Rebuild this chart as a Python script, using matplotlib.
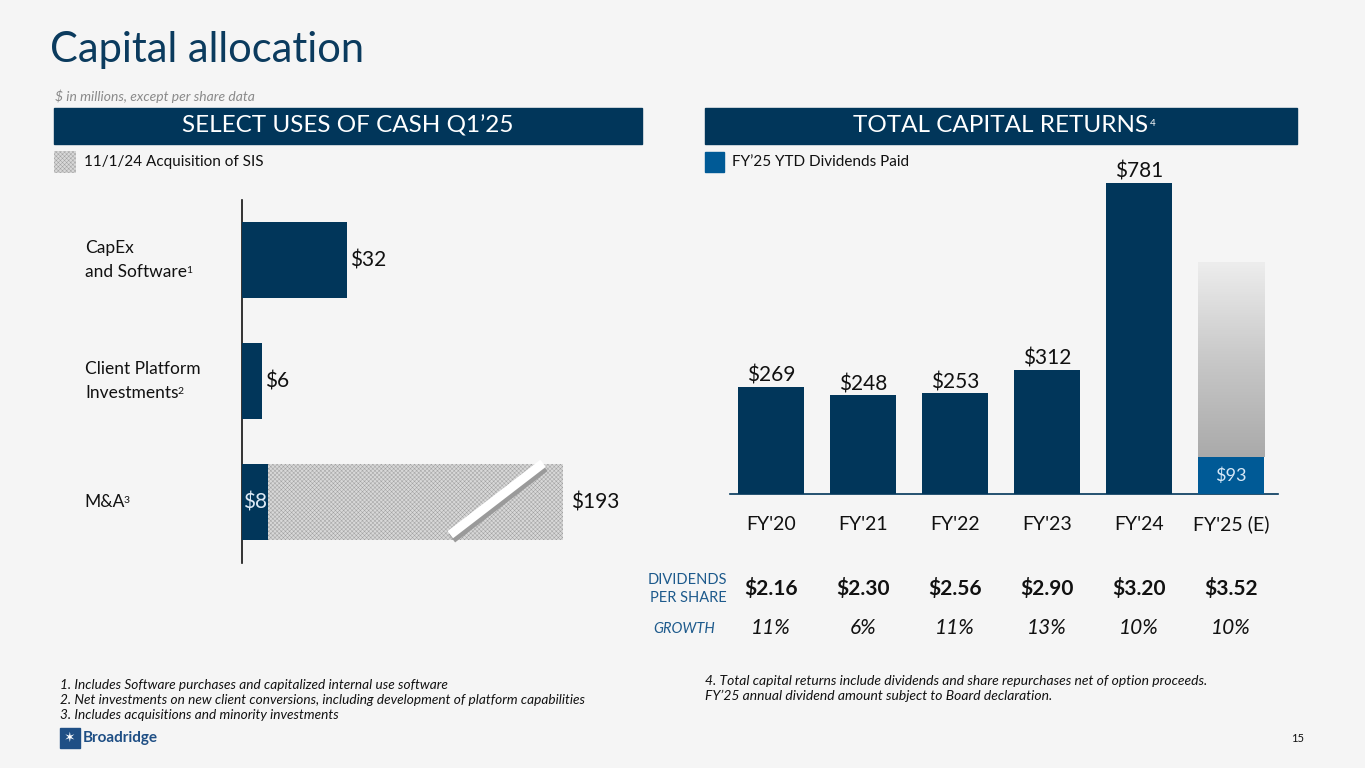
import numpy as np
import matplotlib
matplotlib.use("Agg")
import matplotlib.pyplot as plt
from matplotlib.colors import LinearSegmentedColormap
from matplotlib.patches import Rectangle

plt.rcParams['font.family'] = ['Lato', 'DejaVu Sans']
plt.rcParams['hatch.color'] = '#a2a2a2'
plt.rcParams['hatch.linewidth'] = 0.35

# ---- data ----
use_labels = ['CapEx\nand Software', 'Client Platform\nInvestments', 'M&A']
use_notes = ['1', '2', '3']
use_values = [32, 6, 8]
mna_acquisition = 193      # shown as a truncated hatched bar
mna_display_cap = 98       # where the broken bar is cut on the axis

years = ["FY'20", "FY'21", "FY'22", "FY'23", "FY'24", "FY'25 (E)"]
returns = [269, 248, 253, 312, 781]
fy25_ytd = 93
fy25_estimate = 582
dps = [2.16, 2.30, 2.56, 2.90, 3.20, 3.52]
growth = [11, 6, 11, 13, 10, 10]

NAVY = '#01365a'
BLUE = '#005a96'
BG = '#f5f5f5'
HATCH_FACE = '#d8d8d8'
W, H = 1365, 768


def fx(x):
    return x / W


def fy(y):
    return 1 - y / H


fig = plt.figure(figsize=(13.65, 7.68), dpi=100, facecolor=BG)

# title and header bands
fig.text(fx(50), fy(50), 'Capital allocation', fontsize=30, color='#0b3b5e', va='center')
fig.text(fx(55), fy(96), '$ in millions, except per share data', fontsize=10,
         style='italic', color='#8a8a8a', va='center')
for x0, x1, label in [(54, 642, 'SELECT USES OF CASH Q1\u201925'),
                      (705, 1297, 'TOTAL CAPITAL RETURNS')]:
    fig.patches.append(Rectangle((fx(x0), fy(144)), fx(x1 - x0), 36 / H,
                                 transform=fig.transFigure, color=NAVY))
    t = fig.text(fx((x0 + x1) / 2), fy(126), label, fontsize=17.5, color='white',
                 ha='center', va='center')
fig.canvas.draw()
bb = t.get_window_extent()
fig.text(bb.x1 / W + 0.001, bb.y1 / H - 0.004, '4', fontsize=7, color='white', va='top')

# legends
fig.patches.append(Rectangle((fx(54), fy(173)), fx(22), 22 / H, transform=fig.transFigure,
                             facecolor=HATCH_FACE, hatch='xxxxxxxx', edgecolor='#a2a2a2', lw=0))
fig.text(fx(84), fy(162), '11/1/24 Acquisition of SIS', fontsize=11, color='#111111', va='center')
fig.patches.append(Rectangle((fx(705), fy(172)), fx(19), 20 / H, transform=fig.transFigure,
                             color=BLUE))
fig.text(fx(732), fy(162), 'FY\u201925 YTD Dividends Paid', fontsize=11, color='#111111', va='center')

# ---- left chart: select uses of cash ----
px_per_unit = 3.28
axl = fig.add_axes([fx(242), fy(563), fx(640 - 242), (563 - 200) / H])
axl.set_facecolor('none')
ypos = np.arange(len(use_values))
axl.barh(ypos, use_values, height=0.63, color=NAVY, zorder=3)
axl.barh(2, mna_display_cap - use_values[2], left=use_values[2], height=0.63,
         facecolor=HATCH_FACE, hatch='xxxxxxxx', edgecolor='#a2a2a2', lw=0, zorder=2)
# break mark
axl.plot([64.0, 92.2], [2.30, 1.71], color='#9a9a9a', lw=7.5, solid_capstyle='butt', zorder=4)
axl.plot([63.5, 91.8], [2.27, 1.68], color='white', lw=6.5, solid_capstyle='butt', zorder=5)
axl.set_xlim(0, (640 - 242) / px_per_unit)
axl.set_ylim(2.504, -0.496)
for s in ['top', 'right', 'bottom']:
    axl.spines[s].set_visible(False)
axl.spines['left'].set_color('#111111')
axl.spines['left'].set_linewidth(1.2)
axl.set_xticks([])
axl.set_yticks([])
axl.text(use_values[0] + 1, 0, f'${use_values[0]}', fontsize=15, va='center', color='#111111')
axl.text(use_values[1] + 1, 1, f'${use_values[1]}', fontsize=15, va='center', color='#111111')
axl.text(use_values[2] / 2, 2, f'${use_values[2]}', fontsize=15, va='center', ha='center',
         color='#dde9f5', zorder=6)
axl.text(mna_display_cap + 2.2, 2, f'${mna_acquisition}', fontsize=15, va='center', color='#111111')

label_y = [260, 381, 502]
for lab, note, yy in zip(use_labels, use_notes, label_y):
    lines = lab.split('\n')
    if len(lines) == 2:
        fig.text(fx(85), fy(yy - 12), lines[0], fontsize=12.5, va='center', color='#111111')
        t = fig.text(fx(85), fy(yy + 12), lines[1], fontsize=12.5, va='center', color='#111111')
    else:
        t = fig.text(fx(84), fy(yy), lines[0], fontsize=12.5, va='center', color='#111111')
    fig.canvas.draw()
    bb = t.get_window_extent()
    fig.text((bb.x1 - 1) / W, bb.y1 / H - 0.003, note, fontsize=7.5, va='top', color='#111111')

# ---- right chart: total capital returns ----
unit_px = 311 / 781
axr = fig.add_axes([fx(730), fy(494), fx(1278 - 730), (494 - 170) / H])
axr.set_facecolor('none')
xpos = np.arange(len(years))
bw = 66 / 92
axr.bar(xpos[:5], returns, width=bw, color=NAVY, zorder=3)
axr.bar(xpos[5], fy25_ytd, width=bw, color=BLUE, zorder=3)
grad = LinearSegmentedColormap.from_list('g', ['#aaaaaa', '#c8c8c8', '#ededed'])
axr.imshow(np.linspace(0, 1, 200).reshape(-1, 1), cmap=grad, origin='lower',
           extent=[xpos[5] - bw / 2, xpos[5] + bw / 2, fy25_ytd, fy25_estimate],
           aspect='auto', zorder=2)
axr.set_xlim(-0.446, 5.51)
axr.set_ylim(0, (494 - 170) / unit_px)
for s in ['top', 'right', 'left']:
    axr.spines[s].set_visible(False)
axr.spines['bottom'].set_color(NAVY)
axr.spines['bottom'].set_linewidth(1.2)
axr.set_yticks([])
axr.set_xticks([])
for i, yr in enumerate(years):
    axr.text(xpos[i], -36 / unit_px, yr, fontsize=14, ha='center', va='baseline',
             color='#111111', clip_on=False)
for i, v in enumerate(returns):
    axr.text(xpos[i], v + 1 / unit_px, f'${v}', fontsize=15, ha='center', va='bottom',
             color='#111111')
axr.text(xpos[5], fy25_ytd / 2, f'${fy25_ytd}', fontsize=13, ha='center', va='center',
         color='#d6e8f7', zorder=4)

# dividends per share and growth rows
fig.text(fx(727), fy(580), 'DIVIDENDS', fontsize=10.5, ha='right', va='center', color='#1d5a8c')
fig.text(fx(727), fy(598), 'PER SHARE', fontsize=10.5, ha='right', va='center', color='#1d5a8c')
fig.text(fx(715), fy(629), 'GROWTH', fontsize=10.5, ha='right', va='center', color='#1d5a8c',
         style='italic')
for i in range(len(years)):
    xc = 771 + 92 * i
    fig.text(fx(xc), fy(589), f'${dps[i]:.2f}', fontsize=15, fontweight='bold', ha='center',
             va='center', color='#111111')
    fig.text(fx(xc), fy(628), f'{growth[i]}%', fontsize=15, style='italic', ha='center',
             va='center', color='#111111')

# footnotes
for i, line in enumerate(['1. Includes Software purchases and capitalized internal use software',
                          '2. Net investments on new client conversions, including development of platform capabilities',
                          '3. Includes acquisitions and minority investments']):
    fig.text(fx(60), fy(685 + 15 * i), line, fontsize=9.8, style='italic', va='center', color='#111111')
for i, line in enumerate(['4. Total capital returns include dividends and share repurchases net of option proceeds.',
                          'FY\u201925 annual dividend amount subject to Board declaration.']):
    fig.text(fx(705), fy(681 + 15 * i), line, fontsize=10, style='italic', va='center', color='#111111')

# logo and page number
fig.patches.append(Rectangle((fx(60), fy(748)), fx(20), 20 / H, transform=fig.transFigure,
                             color='#1f4f85'))
fig.text(fx(70), fy(738), '\u2736', fontsize=10, color='white', ha='center', va='center')
fig.text(fx(83), fy(738), 'Broadridge', fontsize=11, fontweight='bold', color='#1f4f85', va='center')
fig.text(fx(1298), fy(739), '15', fontsize=8, color='#111111', ha='center', va='center')

fig.savefig('out.png', dpi=100, facecolor=BG)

******

#### DIRECTIONS:
Each line from the top of the material through the line containing "from matplotlib.patches import Rectangle" should be reproduced exactly; please drop any images.

#### COMPLETED TASK:
Rebuild this chart as a Python script, using matplotlib.
import numpy as np
import matplotlib
matplotlib.use("Agg")
import matplotlib.pyplot as plt
from matplotlib.colors import LinearSegmentedColormap
from matplotlib.patches import Rectangle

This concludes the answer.